Jesus’ response to Peter is compelling. In the church we speak a lot about confession: admitting that we make mistakes; that we don’t always trust God; and that we are broken. The appropriate response to confession is generally words of forgiveness. Like we heard early this morning after our confession: “God loved us even when we were dead in sin. By grace you have been saved … your sins are forgiven.”
These words are powerful and can be life changing, but Jesus doesn’t offer them to Peter. Instead, Jesus tells Peter not to be afraid; to not let how Peter feels about himself get in the way of what Jesus knows he is capable of.
Jesus doesn’t see a sinful man kneeling at his feet. He sees a disciple. He sees someone willing to put down his nets for the 1000th time even though he thinks nothing different will happen. Jesus sees a friend and a person of value.
While Peter says to Jesus, “I’m not good enough for you. I can’t possibly be with you.”
Jesus says, “You are wrong about that. And you and I are going to be working together from now on (N.T. Wright, Luke).”
Jesus knows Peter is far from perfect and that he will continue to mess up time and time again, but he calls him anyway. Call and purpose is Jesus’ response to Peter’s confession. Peter, in all his sinfulness, and brokenness, is worth much in God’s kingdom and Jesus knows it, even if Peter can’t see it for himself.
How often can we get stuck in our own negative self-talk? I’m not good enough. I’m sinful. I’m a broken person. I’m an addict. I’m ugly. I’m never going to amount to anything.
We think that if people knew who we really were, or what we’ve done or said in our lives, that they would never accept us.
A few years ago we had an activity here in the chapel with each cottage. I was sitting at a table with girls from Maple cottage painting on a canvas with them. A new girl had just arrived on campus and asked me about people who come out here for worship: “So, why are you guys here anyway? Are you getting paid to be with us?”
“No,” I said. “We just like being here with you.”
She looked at me like I just grew a third eyeball. “Why?” She asked back. “We’re just a bunch of juvenile delinquents.”
“We don’t think that,” I assured her. “You’re just people who happen to be in corrections, and we want to be with you.”
That landed me a “whatever, mam.” But our conversation got me thinking: What is it that makes us feel so unworthy?
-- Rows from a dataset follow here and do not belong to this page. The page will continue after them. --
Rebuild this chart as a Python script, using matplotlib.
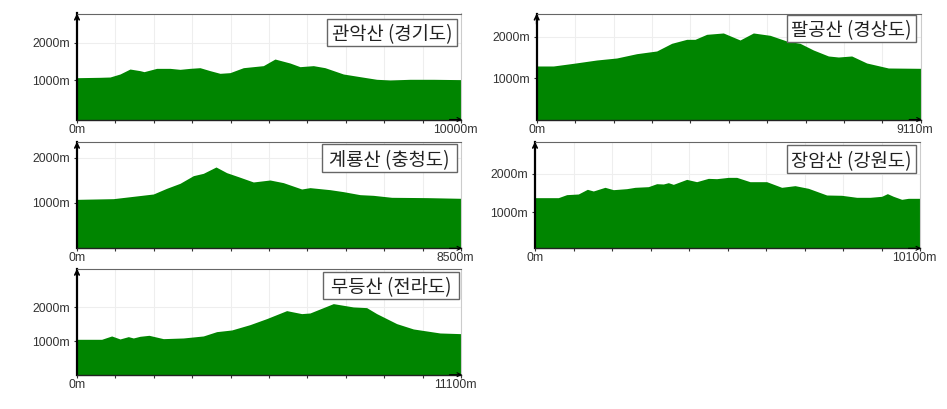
import numpy as np
import matplotlib
matplotlib.use('Agg')
import matplotlib.pyplot as plt
from matplotlib.patches import Rectangle
from matplotlib.transforms import ScaledTranslation

plt.rcParams['font.family'] = ['Liberation Sans', 'DejaVu Sans']

W, H = 947, 409

gwanak_x = [0, 599, 859, 1120, 1380, 1641, 1745, 2075, 2422, 2682, 2943, 3203, 3464, 3724, 3984, 4332,
            4852, 5156, 5547, 5807, 6155, 6458, 6936, 7370, 7804, 8151, 8672, 9280, 10000]
gwanak_y = [1070, 1080, 1088, 1168, 1300, 1257, 1230, 1318, 1318, 1292, 1318, 1336, 1257, 1186, 1204, 1336,
            1390, 1566, 1460, 1363, 1390, 1336, 1168, 1097, 1027, 1009, 1027, 1027, 1018]

palgong_x = [0, 395, 870, 1423, 1898, 2372, 2847, 3203, 3559, 3756, 4033, 4428, 4824, 5140, 5536, 5931,
             6247, 6564, 6920, 7157, 7473, 7829, 8343, 9110]
palgong_y = [1293, 1293, 1358, 1439, 1488, 1593, 1659, 1846, 1943, 1943, 2065, 2098, 1927, 2098, 2041, 1902,
             1846, 1683, 1537, 1512, 1537, 1366, 1244, 1236]

gyeryong_x = [0, 804, 1247, 1690, 1985, 2280, 2575, 2796, 3077, 3313, 3571, 3903, 4272, 4567, 4973, 5157,
              5600, 5895, 6264, 6559, 6965, 7739, 8500]
gyeryong_y = [1081, 1096, 1148, 1200, 1326, 1437, 1607, 1659, 1800, 1674, 1585, 1467, 1511, 1452, 1311, 1341,
              1296, 1252, 1185, 1170, 1126, 1119, 1104]

jangam_x = [0, 612, 831, 1137, 1373, 1530, 1836, 2055, 2405, 2624, 2973, 3192, 3367, 3498, 3629, 3979, 4241,
            4547, 4766, 5072, 5291, 5640, 6078, 6471, 6821, 7171, 7652, 8045, 8439, 8789, 9095, 9244, 9401,
            9620, 9794, 10100]
jangam_y = [1379, 1379, 1457, 1474, 1595, 1552, 1647, 1586, 1612, 1647, 1664, 1741, 1733, 1767, 1724, 1853, 1793,
            1879, 1871, 1905, 1905, 1793, 1793, 1647, 1690, 1621, 1448, 1440, 1388, 1388, 1414, 1483, 1414,
            1336, 1362, 1362]

mudeung_x = [0, 713, 1002, 1243, 1484, 1628, 1821, 2081, 2495, 3074, 3652, 4037, 4471, 5000, 5482, 6060,
             6494, 6735, 7409, 7987, 8373, 8662, 9240, 9722, 10107, 10492, 11100]
mudeung_y = [1059, 1059, 1157, 1069, 1137, 1098, 1147, 1176, 1078, 1098, 1157, 1284, 1333, 1490, 1667, 1902,
             1814, 1833, 2108, 2010, 1990, 1814, 1520, 1363, 1304, 1245, 1225]

titles = ['관악산 (경기도)', '팔공산 (경상도)', '계룡산 (충청도)', '장암산 (강원도)', '무등산 (전라도)']
series_x = [gwanak_x, palgong_x, gyeryong_x, jangam_x, mudeung_x]
series_y = [gwanak_y, palgong_y, gyeryong_y, jangam_y, mudeung_y]
distance = [10000, 9110, 8500, 10100, 11100]
y_ticks = [1000, 2000]
y_ticklabels = ['1000m', '2000m']

# pixel box of each panel: left, right, top, bottom, and its elevation range
boxes = [(77, 461, 13.5, 119.5), (536.7, 920.7, 13.5, 119.5), (77, 461, 141.7, 248.3),
         (535, 920, 141.7, 248.3), (77, 461, 268.7, 374.7)]
y_ranges = [(-42, 2777), (-12, 2573), (-7, 2362), (67, 2829), (18, 3135)]
# label box in pixels: left, right, top, bottom
label_boxes = [(327, 457, 19, 46), (787, 916, 15, 42), (322, 457, 144, 172),
               (787, 916, 145, 173), (323, 459, 272, 299)]

fig = plt.figure(figsize=(W / 100, H / 100), dpi=100)
offset = ScaledTranslation(-6 / 100, 0, fig.dpi_scale_trans)

for i in range(5):
    l, r, t, b = boxes[i]
    ax = fig.add_axes([l / W, 1 - b / H, (r - l) / W, (b - t) / H])
    ax.fill_between(series_x[i], series_y[i], y_ranges[i][0], color='#008500', lw=0, zorder=2)
    ax.set_xlim(0, distance[i])
    ax.set_ylim(*y_ranges[i])

    xt = np.linspace(0, distance[i], 11)
    ax.set_xticks(xt)
    ax.set_xticklabels(['0m'] + [''] * 9 + [f'{distance[i]}m'])
    ax.set_yticks(y_ticks)
    ax.set_yticklabels(y_ticklabels)
    ax.tick_params(length=2.5, width=0.8, color='#333333', labelsize=8.8, labelcolor='#333333', pad=2.5)
    ax.tick_params(axis='x', pad=0.5)
    lab = ax.get_xticklabels()[-1]
    lab.set_transform(lab.get_transform() + offset)

    ax.grid(True, color='#eeeeee', lw=0.8)
    ax.set_axisbelow(True)
    ax.spines['top'].set_color('#666666')
    ax.spines['right'].set_color('#cccccc')
    ax.spines['left'].set_linewidth(1.6)
    ax.spines['left'].set_color('black')
    ax.spines['bottom'].set_linewidth(1.0)
    ax.spines['bottom'].set_color('#222222')
    for sp in ax.spines.values():
        sp.set_zorder(3)

    # axis arrow heads
    ax.annotate('', xy=(0, 1.0), xytext=(0, 0.9), xycoords='axes fraction',
                arrowprops=dict(arrowstyle='->', color='black', lw=1.2, mutation_scale=8,
                                shrinkA=0, shrinkB=0), zorder=5)
    ax.annotate('', xy=(1.003, 0), xytext=(0.97, 0), xycoords='axes fraction',
                arrowprops=dict(arrowstyle='->', color='black', lw=0.8, mutation_scale=7,
                                shrinkA=0, shrinkB=0), zorder=5)

    bl, br, bt, bb = label_boxes[i]
    fig.add_artist(Rectangle((bl / W, 1 - bb / H), (br - bl) / W, (bb - bt) / H, transform=fig.transFigure,
                             fc='white', ec='#666666', lw=1.0, zorder=9))
    fig.text((bl + br) / 2 / W, 1 - (bt + bb) / 2 / H, titles[i], ha='center', va='center_baseline',
             fontsize=13.5, color='#222222', family=['Noto Sans CJK KR', 'DejaVu Sans'], zorder=10)

fig.savefig('out.png', dpi=100)
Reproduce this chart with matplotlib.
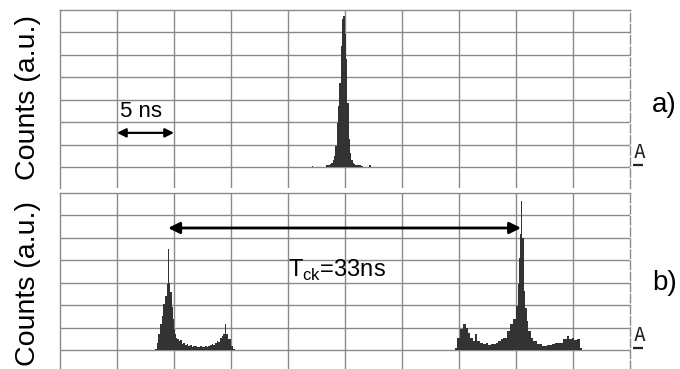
import numpy as np
import matplotlib.pyplot as plt

plt.rcParams['font.family'] = ['Liberation Sans', 'DejaVu Sans']
plt.rcParams['mathtext.fontset'] = 'custom'
plt.rcParams['mathtext.rm'] = 'Liberation Sans'

# --- data (time in ns, counts in grid divisions) ---
# a) single narrow peak
t_a = [22.10, 22.22, 23.33, 23.45, 23.57, 23.68, 23.80, 23.92, 24.04, 24.15,
       24.27, 24.39, 24.50, 24.62, 24.74, 24.85, 24.97, 25.09, 25.20, 25.32,
       25.44, 25.56, 25.67, 25.79, 25.91, 26.02, 26.14, 26.26, 26.37, 26.49,
       26.61, 27.13, 27.28]
c_a = [0.06, 0.0, 0.07, 0.07, 0.10, 0.13, 0.19, 0.31, 0.49, 0.94,
       1.98, 2.72, 3.76, 5.40, 6.59, 6.74, 5.92, 4.81, 2.87, 1.24,
       0.64, 0.31, 0.19, 0.13, 0.10, 0.07, 0.07, 0.07, 0.04, 0.04,
       0.0, 0.07, 0.0]

# b) two clock periods, left group
t_b1 = [8.33, 8.48, 8.63, 8.77, 8.92, 9.06, 9.21, 9.36, 9.44, 9.49,
        9.56, 9.68, 9.80, 9.90, 9.97, 10.08, 10.15, 10.29, 10.44, 10.55,
        10.67, 10.80, 10.96, 11.10, 11.26, 11.40, 11.55, 11.70, 11.84, 11.98,
        12.13, 12.28, 12.43, 12.58, 12.72, 12.86, 13.01, 13.15, 13.30, 13.45,
        13.60, 13.74, 13.90, 14.04, 14.20, 14.33, 14.47, 14.53, 14.59, 14.77,
        15.00, 15.20, 15.35]
c_b1 = [0.05, 0.33, 0.70, 1.15, 1.52, 2.04, 2.41, 2.93, 3.05, 4.49,
        3.00, 2.60, 1.90, 1.37, 0.92, 0.70, 0.55, 0.48, 0.40, 0.45,
        0.28, 0.32, 0.22, 0.26, 0.18, 0.21, 0.13, 0.17, 0.16, 0.12,
        0.12, 0.18, 0.15, 0.11, 0.18, 0.14, 0.16, 0.22, 0.25, 0.20,
        0.30, 0.40, 0.35, 0.55, 0.62, 0.70, 1.15, 0.90, 0.70, 0.48,
        0.18, 0.05, 0.0]

# b) right group
t_b2 = [34.65, 34.80, 35.09, 35.38, 35.59, 35.76, 35.96, 36.26, 36.40, 36.55,
        36.84, 37.13, 37.35, 37.57, 37.80, 38.01, 38.23, 38.45, 38.67, 38.89,
        39.18, 39.47, 39.77, 39.97, 40.15, 40.26, 40.38, 40.44, 40.50, 40.56,
        40.67, 40.79, 40.94, 41.08, 41.32, 41.52, 41.81, 42.25, 42.70, 43.13,
        43.40, 43.71, 44.15, 44.44, 44.65, 44.88, 45.10, 45.32, 45.61, 45.76]
c_b2 = [0.10, 0.55, 0.92, 1.15, 1.00, 0.77, 0.55, 0.40, 0.70, 0.40,
        0.30, 0.25, 0.30, 0.22, 0.27, 0.28, 0.33, 0.40, 0.48, 0.55,
        0.85, 1.15, 1.37, 1.96, 2.93, 4.12, 5.16, 6.65, 5.60, 5.00,
        2.63, 1.89, 1.29, 0.85, 0.55, 0.40, 0.25, 0.18, 0.22, 0.25,
        0.30, 0.33, 0.48, 0.62, 0.48, 0.55, 0.45, 0.48, 0.10, 0.0]

grid_c = '#8a8a8a'
fill_c = '#333333'

fig = plt.figure(figsize=(6.8, 3.69), dpi=100)
ax_a = fig.add_axes([60/680, 1 - 188/369, 570/680, 178/369])
ax_b = fig.add_axes([60/680, 0.0, 570/680, 176/369])


def scope_axes(ax, ybot):
    ax.set_xlim(0, 50)
    ax.set_ylim(ybot, 7)
    ax.set_xticks(np.arange(5, 50, 5))
    ax.set_yticks(np.arange(0, 7, 1))
    ax.tick_params(length=0, labelbottom=False, labelleft=False)
    ax.grid(True, color=grid_c, lw=1.0)
    ax.set_axisbelow(True)
    ax.spines['bottom'].set_visible(False)
    for s in ['top', 'left', 'right']:
        ax.spines[s].set_color(grid_c)
        ax.spines[s].set_linewidth(1.0)
    ax.spines['right'].set_linestyle((0, (6, 2)))
    # channel marker
    ax.text(50.3, 0.22, 'A', fontsize=14, family='DejaVu Sans Mono',
            color='#222222', ha='left', va='bottom', clip_on=False)
    ax.plot([50.3, 51.1], [0.09, 0.09], color='#222222', lw=1.6,
            clip_on=False, solid_capstyle='butt')


scope_axes(ax_a, -0.94)
scope_axes(ax_b, -0.85)

ax_a.fill_between(t_a, 0, c_a, step='post', color=fill_c, lw=0)
ax_b.fill_between(t_b1, 0, c_b1, step='post', color=fill_c, lw=0)
ax_b.fill_between(t_b2, 0, c_b2, step='post', color=fill_c, lw=0)

# 5 ns scale arrow
arr = dict(arrowstyle='<|-|>', color='black', lw=1.6, mutation_scale=13,
           shrinkA=0, shrinkB=0)
ax_a.annotate('', xy=(10, 1.52), xytext=(5, 1.52), arrowprops=arr)
ax_a.text(5.25, 2.23, '5 ns', fontsize=16, va='baseline', ha='left')

# clock period arrow between the two main spikes
p1 = t_b1[int(np.argmax(c_b1))]
p2 = t_b2[int(np.argmax(c_b2))]
arr2 = dict(arrowstyle='<|-|>', color='black', lw=2.0, mutation_scale=17,
            shrinkA=0, shrinkB=0)
ax_b.annotate('', xy=(p2, 5.44), xytext=(p1, 5.44), arrowprops=arr2)
ax_b.text(20.0, 3.25, r'T$_{\mathrm{ck}}$=33ns', fontsize=17,
          va='baseline', ha='left')

fig.text(28/680, 1 - 97/369, 'Counts (a.u.)', rotation=90, fontsize=20.5,
         ha='center', va='center')
fig.text(28/680, 1 - 284/369, 'Counts (a.u.)', rotation=90, fontsize=20.5,
         ha='center', va='center')
fig.text(652/680, 1 - 105/369, 'a)', fontsize=20, ha='left', va='center')
fig.text(652/680, 1 - 283/369, 'b)', fontsize=20, ha='left', va='center')

fig.savefig('out.png', dpi=100)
And, what does it take for each of us to listen to Jesus and get up off our knees from our own self-pity and get to work in this world?
God can and does use each one of us in this world to better people’s lives. Jesus says to Peter, “From now on you will be catching people because that’s what matters.” Jesus calls Peter not in spite of his own sinfulness and brokenness, but because of it.
We can mistakenly think that Jesus just calls people who seem to have it all together, who don’t have problems, who are super religious, or haven’t been in corrections. But that’s not the case at all! Jesus wants Peter, even though he doubts, even though he will abandon Jesus when he needed him most. Jesus calls Zuccheeas, someone who cheated others out of money. He would have had years in jail for embezzlement. Jesus calls Mary Magdalene, someone who was said to have been possessed with 7 demons. Jesus calls Judas, who betrays him in the end.
As we keep reading in the Gospel of Luke we can see how much Jesus loves sinners, imperfect and broken people. And again and again, he calls them to purpose, new life, and ministry.
Who do you think Jesus needs in the Kingdom of God to make things happen? In Scripture, who are the kind of people who show discipleship?
Discipleship in our story today is simply dropping a net into the water. It’s doing what Jesus says to do.
So, might Jesus need some people who have spent time at YCC? Might Jesus need a newly retired person, or a just turned 4 year old? Might Jesus need someone who doubts or is skeptical? You bet!
I’m just learning about the ND Governor’s, Free Through Recovery, plan to fight addiction in our state. The program heavily relies on peer mentors. A peer mentor is someone who is in recovery and has experienced addiction and feels they can now help someone else with their own recovery. I can’t be a peer mentor, but other people who have struggled with addiction can.
Being a peer mentor is one example of what it looks like to fish for people.
Our Gospel story says a lot to us about who Jesus calls to work with him. The most unlikely people become people who follow him. Life continues to be far from easy for any of them … harder in fact for some, but life of following Jesus is full of meaning and purpose. Because of Jesus and those who follow him many people’s lives on this earth become better.
We too, are called to follow Jesus and fish for people. People are hungry, people are hurting, people are sick, people are addicted, people are homeless, people are displaced, people are being taken advantage of, and people are longing for a Word of hope.
A man by the name of Ronald Allen, writes: “What the church and disciples are to do: “They are to do what Jesus says, even in the face of unpromising circumstances (www.workingpreacher.org).”
Jesus looks at each one of us today and says: “You and I are going to be working together from now on.” And this is most certainly Good News.